Whether you’re a large corporation, small company, organization or government agency – a security breach can deal crippling damage to one’s brand and reputation, as well as leave consumers as prey to scenarios like identity theft, virtual robbery or even physical injury. Yet despite new technology, protocols and security best practices, breaches – both virtual and physical – are an all-too-common scenario.
Here are some new axioms, best practices and technology capabilities that will act as drivers to improving access control in the immediate future and become the standard in the coming years.
1. Security is Not Limited to the Front Door
Security must encompass more than the front door: Most security checkpoints are located just beyond the front entrance. But today’s solutions also need to track what’s happening once an employee is inside. To effectively enhance security, we need to know who is doing what, where and when at all times. Ignorance isn’t bliss, and it can quickly leave you maimed if you’re not careful.
2. Solving lost and stolen badges
Human error can quickly lead to a large break-in if just a single badge is misplaced or stolen. And the RFID badge system is riddled with flaws. In 2015, for example, more than 1,400 security badges went missing from Atlanta’s Hartsfield-Jackson International Airport, which could grant access to private baggage areas, tarmacs and other secure locations. Even if they’re not physically stolen, most RFID badges can be quickly cloned undetected by the user. Eliminating this challenge requires more than a simple PIN number – we need multiple authentication methods that cannot be counterfeited.

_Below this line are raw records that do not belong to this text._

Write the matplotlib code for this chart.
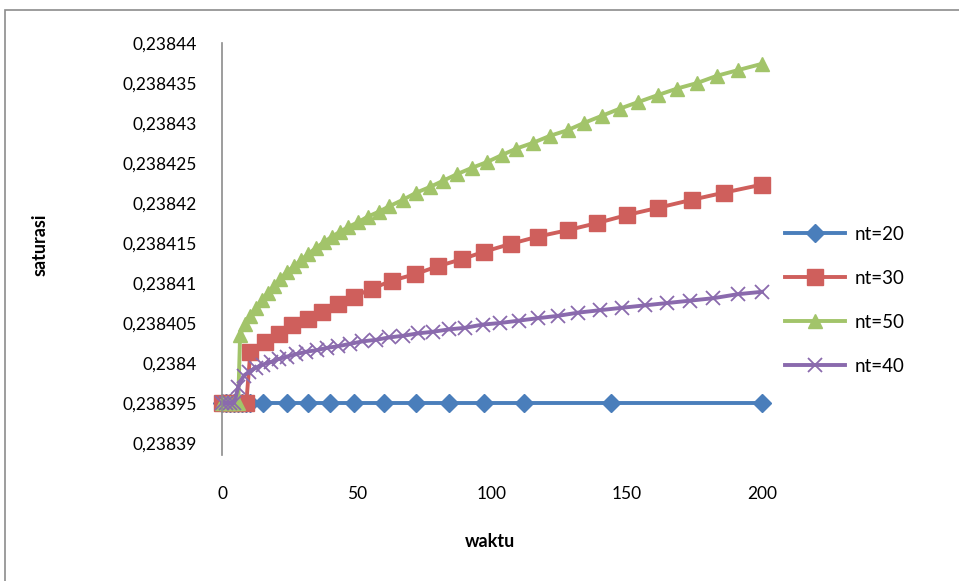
import matplotlib.pyplot as plt
from matplotlib import ticker
from matplotlib.patches import Rectangle

plt.rcParams.update({'font.family': ['Lato', 'DejaVu Sans'], 'font.size': 11})

# nt=20
t20 = [0, 1.5, 3, 4.5, 6, 7.5, 9, 10.5, 15, 24, 32, 40, 49, 60, 72, 84, 97, 112, 144, 200]
s20 = [0.238395] * len(t20)

# nt=30
t30 = [0, 3, 6, 9, 10.5, 16, 21, 26, 32, 37, 43, 49, 55.5, 63, 71.5, 80, 89, 97,
       107, 117, 128, 139, 150, 161.5, 174, 186, 200]
s30 = [0.238395, 0.238395, 0.238395, 0.238395, 0.2384014, 0.2384026, 0.2384036,
       0.2384048, 0.2384055, 0.2384064, 0.2384074, 0.2384083, 0.2384093, 0.2384103,
       0.2384111, 0.2384121, 0.238413, 0.2384139, 0.2384149, 0.2384158, 0.2384166,
       0.2384175, 0.2384185, 0.2384194, 0.2384204, 0.2384213, 0.2384223]

# nt=50
t50 = [0, 1.5, 3, 4.5, 6, 6.7, 8.5, 10.4, 12.6, 14.8, 17, 19.3, 21.5, 24, 26.7, 29.3,
       31.9, 34.8, 37.8, 40.7, 43.7, 46.7, 50.4, 54, 58, 62, 67, 72, 77, 82, 87, 92.6,
       98, 103.7, 109, 115, 121.5, 128, 134, 140.7, 147.4, 154, 161.5, 168.5, 176,
       183.3, 191, 200]
s50 = [0.238395, 0.238395, 0.238395, 0.238395, 0.238395, 0.2384035, 0.2384049,
       0.2384059, 0.2384069, 0.2384079, 0.2384088, 0.2384096, 0.2384105, 0.2384114,
       0.2384121, 0.2384129, 0.2384136, 0.2384144, 0.2384151, 0.2384158, 0.2384164,
       0.238417, 0.2384176, 0.2384183, 0.2384189, 0.2384196, 0.2384204, 0.2384213,
       0.238422, 0.2384228, 0.2384236, 0.2384244, 0.2384251, 0.238426, 0.2384268,
       0.2384275, 0.2384284, 0.2384291, 0.23843, 0.2384309, 0.2384318, 0.2384326,
       0.2384335, 0.2384343, 0.238435, 0.2384359, 0.2384366, 0.2384374]

# nt=40
t40 = [0, 1.5, 3, 4.5, 6, 8, 10, 12.5, 15, 18, 21, 24, 27.5, 31, 35, 39, 43, 47.5,
       52, 57, 62, 67, 72.5, 78, 84, 90, 96.5, 103, 110, 117, 124.5, 132, 140, 148,
       156.5, 165, 173.5, 182, 191, 200]
s40 = [0.238395, 0.238395, 0.238395, 0.238395, 0.238397, 0.2383984, 0.2383989,
       0.2383994, 0.2383998, 0.2384001, 0.2384005, 0.2384008, 0.2384011, 0.2384014,
       0.2384016, 0.2384019, 0.2384021, 0.2384024, 0.2384027, 0.2384029, 0.2384032,
       0.2384034, 0.2384037, 0.2384039, 0.2384042, 0.2384044, 0.2384048, 0.238405,
       0.2384053, 0.2384056, 0.2384059, 0.2384063, 0.2384066, 0.2384069, 0.2384072,
       0.2384075, 0.2384078, 0.2384081, 0.2384086, 0.2384089]

yticks = [0.23839, 0.238395, 0.2384, 0.238405, 0.23841, 0.238415, 0.23842,
          0.238425, 0.23843, 0.238435, 0.23844]
xticks = [0, 50, 100, 150, 200]

fig = plt.figure(figsize = (9.59, 5.81), dpi = 100)
fig.patches.append(Rectangle((5 / 959, -0.1), 1.2, (571 / 581) + 0.1, transform = fig.transFigure,
                             fill = False, edgecolor = '#8c8c8c', linewidth = 1.2))
ax = fig.add_axes([222 / 959, 1 - 443 / 581, 540 / 959, 400 / 581])

ax.plot(t20, s20, color = '#4a7ebb', lw = 2.8, marker = 'D', ms = 9, label = 'nt=20', clip_on = False)
ax.plot(t30, s30, color = '#cf5f5c', lw = 2.8, marker = 's', ms = 11.5, label = 'nt=30', clip_on = False)
ax.plot(t50, s50, color = '#a2c46a', lw = 2.8, marker = '^', ms = 10.5, label = 'nt=50', clip_on = False)
ax.plot(t40, s40, color = '#8a6aad', lw = 2.8, marker = 'x', ms = 9.5, mew = 1.3, label = 'nt=40', clip_on = False)

ax.set_xlim(0, 200)
ax.set_ylim(0.23839, 0.23844)
ax.set_xticks(xticks)
ax.set_yticks(yticks)
ax.yaxis.set_major_formatter(ticker.FuncFormatter(lambda v, p: ('%g' % v).replace('.', ',')))
for s in ['top', 'right', 'bottom']:
    ax.spines[s].set_visible(False)
ax.spines['left'].set_color('#8c8c8c')
ax.spines['left'].set_linewidth(1.2)
ax.spines['left'].set_bounds(0.23839 - 0.0000015, 0.23844)
ax.tick_params(axis = 'y', length = 0, pad = 18, labelsize = 12.5)
ax.tick_params(axis = 'x', length = 0, pad = 31, labelsize = 12.5)

ax.set_xlabel('waktu', fontweight = 'bold', fontsize = 13)
ax.set_ylabel('saturasi', fontweight = 'bold', fontsize = 13)
ax.xaxis.set_label_coords(0.496, -0.226)
ax.yaxis.set_label_coords(-0.322, 0.495)

ax.legend(loc = 'center left', bbox_to_anchor = (1.043, 0.3575), frameon = False, fontsize = 13.5,
          borderaxespad = 0, borderpad = 0, handlelength = 3.2, labelspacing = 1.44,
          handletextpad = 0.5)

fig.savefig('out.png', dpi = 100)
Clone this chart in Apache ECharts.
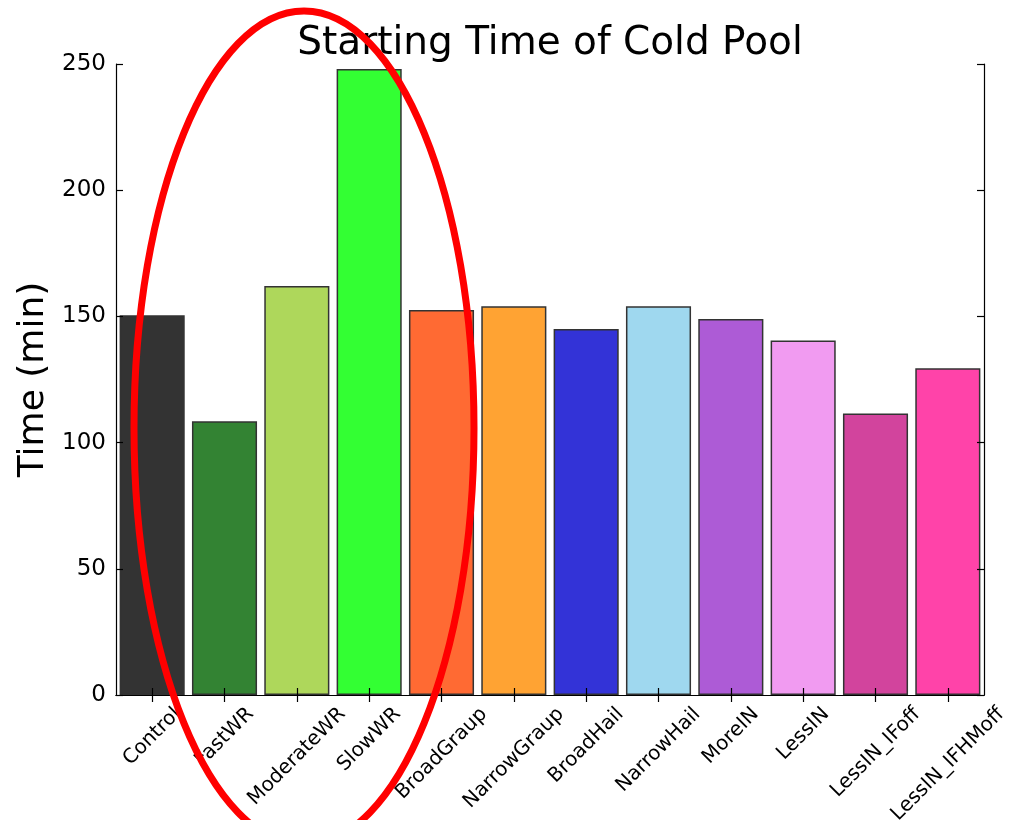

3. Eliminating badge abuse
We like to believe that an employee won’t abuse their badge and security clearance – but all it takes is one rotten apple to spoil the whole bunch. A unique PIN can be assigned to prevent the use of stolen badges, but what if an insider decides to sell that information? There are several ways to be nearly 100 percent sure the person opening the door is who they say they are – and they don’t require implants.
Biometric authentication – such as retina, fingerprint or facial recognition – is just one way to prevent this type of badge abuse.
4. Preventing tailgating and piggybacking
A badge system can prohibit an intruder from entering, but not if someone on the inside opens the door first. These types of scenarios happen all the time – both intentionally and unintentionally – and leave otherwise highly secured areas extremely vulnerable. To solve this, it’s not enough to just know who scanned the badge – we need to know who (and how many) actually entered with them.
5. Improving emergency response
Unfortunately, the need for emergency response has become an all too common occurrence. And response times have a direct correlation to the severity of damage from a breach. Systems today lack the most critical feature to improving response time – which is identifying and relaying the exact location of the emergency.
First responders would benefit greatly if they could verify the authenticity and exact location of an emergency at any time. It’s not enough to know which building, but rather which room and which level.
6. Building business intelligence
For good reason, our world is becoming more and more data driven. And by improving the way we monitor employees and access control, we can unlock a huge stream of untapped information. These insights could range from better understanding the routines and processes of staff to improve productivity, to better identifying threats and breaches before they have a chance to strike.